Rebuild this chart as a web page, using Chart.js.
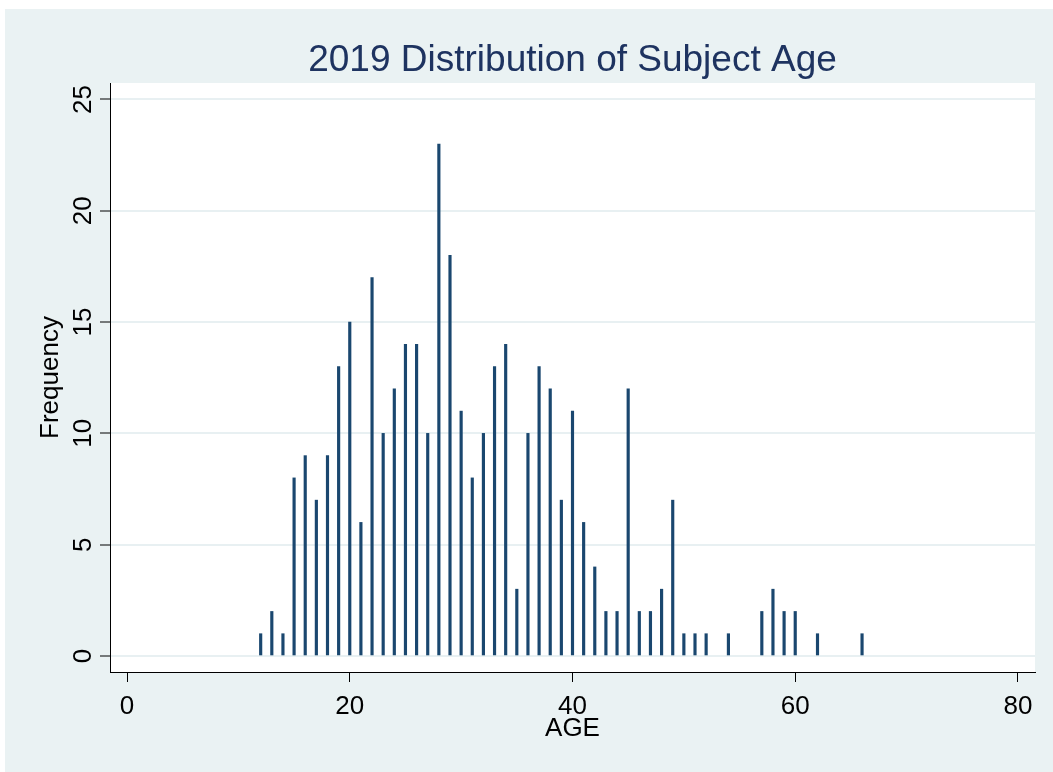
<!DOCTYPE html>
<html>
<head>
<meta charset="utf-8">
<script src="https://cdn.jsdelivr.net/npm/chart.js@4"></script>
<style>
  html, body { margin: 0; padding: 0; background: #ffffff; }
  #wrap { position: absolute; left: 0; top: 0; width: 1053px; height: 772px; }
</style>
</head>
<body>
<div id="wrap"><canvas id="c" width="1053" height="772"></canvas></div>
<script>
const titleText = "2019 Distribution of Subject Age";
const xTitle = "AGE";
const yTitle = "Frequency";
const ages   = [12,13,14,15,16,17,18,19,20,21,22,23,24,25,26,27,28,29,30,31,32,33,34,35,36,37,38,39,40,41,42,43,44,45,46,47,48,49,50,51,52,54,57,58,59,60,62,66];
const counts = [ 1, 2, 1, 8, 9, 7, 9,13,15, 6,17,10,12,14,14,10,23,18,11, 8,10,13,14, 3,10,13,12, 7,11, 6, 4, 2, 2,12, 2, 2, 3, 7, 1, 1, 1, 1, 2, 3, 2, 2, 1, 1];
const xTicks = [0, 20, 40, 60, 80];
const yTicks = [0, 5, 10, 15, 20, 25];

const FONT = "'Liberation Sans', Arial, Helvetica, sans-serif";
const BG = '#eaf2f3';
const BAR = '#1a476f';

const bgPlugin = {
  id: 'bg',
  beforeDraw(chart) {
    const ctx = chart.ctx, a = chart.chartArea;
    ctx.save();
    ctx.fillStyle = '#ffffff';
    ctx.fillRect(0, 0, chart.width, chart.height);
    ctx.fillStyle = BG;
    ctx.fillRect(5, 9, chart.width - 5, chart.height - 9);
    ctx.fillStyle = '#ffffff';
    ctx.fillRect(a.left, a.top, a.right - a.left, a.bottom - a.top);
    ctx.restore();
  }
};

const yLabelPlugin = {
  id: 'yLabels',
  afterDraw(chart) {
    const ctx = chart.ctx, ys = chart.scales.y;
    ctx.save();
    ctx.fillStyle = '#000000';
    ctx.font = '26px ' + FONT;
    ctx.textAlign = 'center';
    ctx.textBaseline = 'alphabetic';
    yTicks.forEach(v => {
      const py = ys.getPixelForValue(v);
      ctx.save();
      ctx.translate(91, py);
      ctx.rotate(-Math.PI / 2);
      ctx.fillText(String(v), 0, 0);
      ctx.restore();
    });
    ctx.restore();
  }
};

new Chart(document.getElementById('c'), {
  type: 'bar',
  data: {
    datasets: [{
      data: ages.map((a, i) => ({ x: a, y: counts[i] })),
      backgroundColor: BAR,
      borderWidth: 0,
      barThickness: 2.5,
      grouped: false
    }]
  },
  options: {
    responsive: false,
    animation: false,
    devicePixelRatio: 1,
    layout: { padding: { left: 0, right: 18, top: 0, bottom: 0 } },
    plugins: {
      legend: { display: false },
      tooltip: { enabled: false },
      title: {
        display: true,
        text: titleText,
        fullSize: false,
        color: '#1e3360',
        font: { family: FONT, size: 37, weight: 'normal', lineHeight: 1.15 },
        padding: { top: 40, bottom: 0.45 }
      }
    },
    scales: {
      x: {
        type: 'linear',
        offset: false,
        min: -1.53,
        max: 81.53,
        afterBuildTicks(s) { s.ticks = xTicks.map(v => ({ value: v })); },
        afterFit(s) { s.height = 100; },
        border: { display: true, color: '#000000', width: 1 },
        grid: { display: true, offset: false, drawOnChartArea: false, drawTicks: true, tickLength: 10, tickColor: '#000000', tickWidth: 1 },
        ticks: { color: '#000000', font: { family: FONT, size: 26 }, padding: 9, maxRotation: 0, minRotation: 0, autoSkip: false },
        title: { display: true, text: xTitle, color: '#000000', font: { family: FONT, size: 26, lineHeight: 1.2 }, padding: { top: 0, bottom: 28 } }
      },
      y: {
        type: 'linear',
        min: -0.72,
        max: 25.74,
        afterBuildTicks(s) { s.ticks = yTicks.map(v => ({ value: v })); },
        afterFit(s) { s.width = 110; },
        border: { display: true, color: '#000000', width: 1 },
        grid: { display: true, drawOnChartArea: true, color: '#e8f0f2', lineWidth: 2, drawTicks: true, tickLength: 10, tickColor: '#000000', tickWidth: 1 },
        ticks: { display: false },
        title: { display: true, text: yTitle, color: '#000000', font: { family: FONT, size: 26, lineHeight: 1.2 }, padding: { top: 35, bottom: 0 } }
      }
    }
  },
  plugins: [bgPlugin, yLabelPlugin]
});
</script>
</body>
</html>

☆ ☆ ☆ ☆

REQUIREMENT:
Quote the material exactly. Pictures stay out.

CORRECT RESPONSE:
Rebuild this chart as a web page, using Chart.js.
<!DOCTYPE html>
<html>
<head>
<meta charset="utf-8">
<script src="https://cdn.jsdelivr.net/npm/chart.js@4"></script>
<style>
  html, body { margin: 0; padding: 0; background: #ffffff; }
  #wrap { position: absolute; left: 0; top: 0; width: 1053px; height: 772px; }
</style>
</head>
<body>
<div id="wrap"><canvas id="c" width="1053" height="772"></canvas></div>
<script>
const titleText = "2019 Distribution of Subject Age";
const xTitle = "AGE";
const yTitle = "Frequency";
const ages   = [12,13,14,15,16,17,18,19,20,21,22,23,24,25,26,27,28,29,30,31,32,33,34,35,36,37,38,39,40,41,42,43,44,45,46,47,48,49,50,51,52,54,57,58,59,60,62,66];
const counts = [ 1, 2, 1, 8, 9, 7, 9,13,15, 6,17,10,12,14,14,10,23,18,11, 8,10,13,14, 3,10,13,12, 7,11, 6, 4, 2, 2,12, 2, 2, 3, 7, 1, 1, 1, 1, 2, 3, 2, 2, 1, 1];
const xTicks = [0, 20, 40, 60, 80];
const yTicks = [0, 5, 10, 15, 20, 25];

const FONT = "'Liberation Sans', Arial, Helvetica, sans-serif";
const BG = '#eaf2f3';
const BAR = '#1a476f';

const bgPlugin = {
  id: 'bg',
  beforeDraw(chart) {
    const ctx = chart.ctx, a = chart.chartArea;
    ctx.save();
    ctx.fillStyle = '#ffffff';
    ctx.fillRect(0, 0, chart.width, chart.height);
    ctx.fillStyle = BG;
    ctx.fillRect(5, 9, chart.width - 5, chart.height - 9);
    ctx.fillStyle = '#ffffff';
    ctx.fillRect(a.left, a.top, a.right - a.left, a.bottom - a.top);
    ctx.restore();
  }
};

const yLabelPlugin = {
  id: 'yLabels',
  afterDraw(chart) {
    const ctx = chart.ctx, ys = chart.scales.y;
    ctx.save();
    ctx.fillStyle = '#000000';
    ctx.font = '26px ' + FONT;
    ctx.textAlign = 'center';
    ctx.textBaseline = 'alphabetic';
    yTicks.forEach(v => {
      const py = ys.getPixelForValue(v);
      ctx.save();
      ctx.translate(91, py);
      ctx.rotate(-Math.PI / 2);
      ctx.fillText(String(v), 0, 0);
      ctx.restore();
    });
    ctx.restore();
  }
};

new Chart(document.getElementById('c'), {
  type: 'bar',
  data: {
    datasets: [{
      data: ages.map((a, i) => ({ x: a, y: counts[i] })),
      backgroundColor: BAR,
      borderWidth: 0,
      barThickness: 2.5,
      grouped: false
    }]
  },
  options: {
    responsive: false,
    animation: false,
    devicePixelRatio: 1,
    layout: { padding: { left: 0, right: 18, top: 0, bottom: 0 } },
    plugins: {
      legend: { display: false },
      tooltip: { enabled: false },
      title: {
        display: true,
        text: titleText,
        fullSize: false,
        color: '#1e3360',
        font: { family: FONT, size: 37, weight: 'normal', lineHeight: 1.15 },
        padding: { top: 40, bottom: 0.45 }
      }
    },
    scales: {
      x: {
        type: 'linear',
        offset: false,
        min: -1.53,
        max: 81.53,
        afterBuildTicks(s) { s.ticks = xTicks.map(v => ({ value: v })); },
        afterFit(s) { s.height = 100; },
        border: { display: true, color: '#000000', width: 1 },
        grid: { display: true, offset: false, drawOnChartArea: false, drawTicks: true, tickLength: 10, tickColor: '#000000', tickWidth: 1 },
        ticks: { color: '#000000', font: { family: FONT, size: 26 }, padding: 9, maxRotation: 0, minRotation: 0, autoSkip: false },
        title: { display: true, text: xTitle, color: '#000000', font: { family: FONT, size: 26, lineHeight: 1.2 }, padding: { top: 0, bottom: 28 } }
      },
      y: {
        type: 'linear',
        min: -0.72,
        max: 25.74,
        afterBuildTicks(s) { s.ticks = yTicks.map(v => ({ value: v })); },
        afterFit(s) { s.width = 110; },
        border: { display: true, color: '#000000', width: 1 },
        grid: { display: true, drawOnChartArea: true, color: '#e8f0f2', lineWidth: 2, drawTicks: true, tickLength: 10, tickColor: '#000000', tickWidth: 1 },
        ticks: { display: false },
        title: { display: true, text: yTitle, color: '#000000', font: { family: FONT, size: 26, lineHeight: 1.2 }, padding: { top: 35, bottom: 0 } }
      }
    }
  },
  plugins: [bgPlugin, yLabelPlugin]
});
</script>
</body>
</html>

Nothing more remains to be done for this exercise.